Behavior with S/MIME, PGP, DKIM-signed mail
Identical to Disclaimers — same skip rules in the same Modifier base class. Pre-signed envelopes, PGP inline, and pre-existing DKIM-Signature headers all cause the body milter to leave the message untouched.
See disclaimers.md "Behavior with S/MIME, PGP, and DKIM-signed mail" for the table of patterns and the operational consequences.
Reply-chain handling
No dedup — every outbound gets a fresh signature, including replies inside a long thread. Same industry-norm pattern Disclaimers uses; same rationale (compliance, self-contained messages, predictability). See disclaimers.md "Reply-chain handling".
Failure semantics
Same graceful-degradation contract as Disclaimers (milter_default_action = accept). If the milter container is down, if the map file is unreadable, if the modifier raises an exception, if substitution blows up — mail flows unmodified. Worst case is a missed signature; mail never gets dropped.
See disclaimers.md "Failure semantics".
Disabled rows
org_signatures.enabled = 0 causes the resolver to skip the row entirely:
- The on-disk
org_<id>/dir is wiped clean - No mailboxes resolve to that option
- Mailboxes that previously resolved to that option fall back to the next tier (department → default → none)
Re-enabling rebuilds the on-disk files and re-points the affected mailboxes' map entries on the next regen.
Interaction with domains.allow_user_signatures
This per-domain toggle is the single switch that controls whether Personal Signatures can win over Organizational Signatures.
allow_user_signatures |
Personal Sig present? | Result |
|---|---|---|
0 |
yes | Personal Sig ignored; resolver falls to Department / Default Org Sig |
0 |
no | Resolver falls to Department / Default Org Sig |
1 |
yes | Personal Sig wins (top of resolution chain) |
1 |
no | Resolver falls to Department / Default Org Sig |
Toggle this off when you need to lock everyone into Organizational Signatures for branding/compliance — useful when a marketing or legal team wants centrally-controlled output and doesn't want individual users overriding it.

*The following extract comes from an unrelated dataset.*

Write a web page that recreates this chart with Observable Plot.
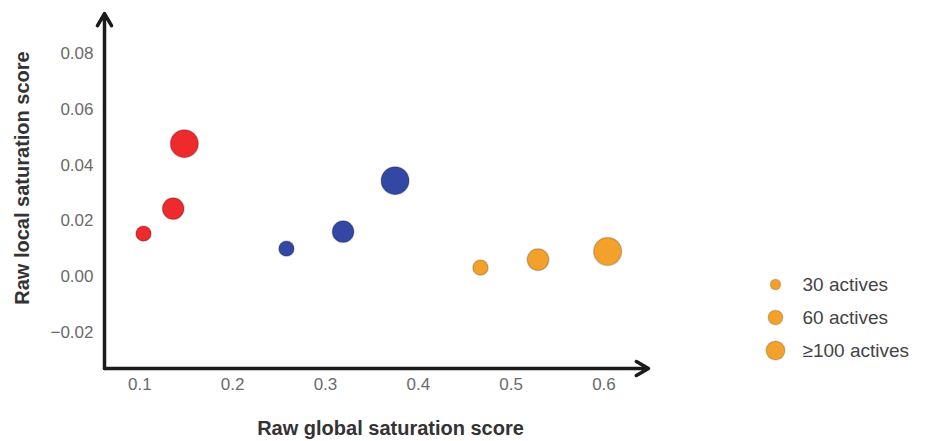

A previously-saved Personal Signature is not deleted when the toggle goes off — it just stops being resolved. Toggling back on re-activates it on the next regen.
Pro license behavior
The Org Signatures admin page is gated by session.edition EQ "Pro":
- Pro license valid: Full UI access; admins can create / edit / delete / enable / disable Org Signatures and toggle
allow_user_signatures. - Pro license missing or expired: Sidebar entry shows a
PRObadge; the list and edit pages reject the load with an upsell flash. The save action handler ALSO rejects on the server side (defense in depth — UI-level gating alone isn't a security control). - Existing Org Signatures on a downgrade: Rows persist in the database. The resolver still runs and the milter continues applying them at send time. Personal Signatures continue working as well. The downgrade is a UI restriction, not a runtime feature kill.
This is the same "feature stays on, admin UI locks" pattern as Disclaimers and other Pro features. If a customer wants the Pro feature actually disabled at runtime on downgrade, the path is to delete the rows or set them all to enabled = 0.
Why a separate milter and not an amavis hook
Same reasoning as Disclaimers (#214 Phase 3). amavisd-new 2.13's before_send hook silently desynchronizes amavis's internal MIME state during in-place body modification, which can drop mail. The body milter approach moves body modification out of amavis entirely; amavis is fully decoupled.
See disclaimers.md "Why a separate milter and not an amavis hook".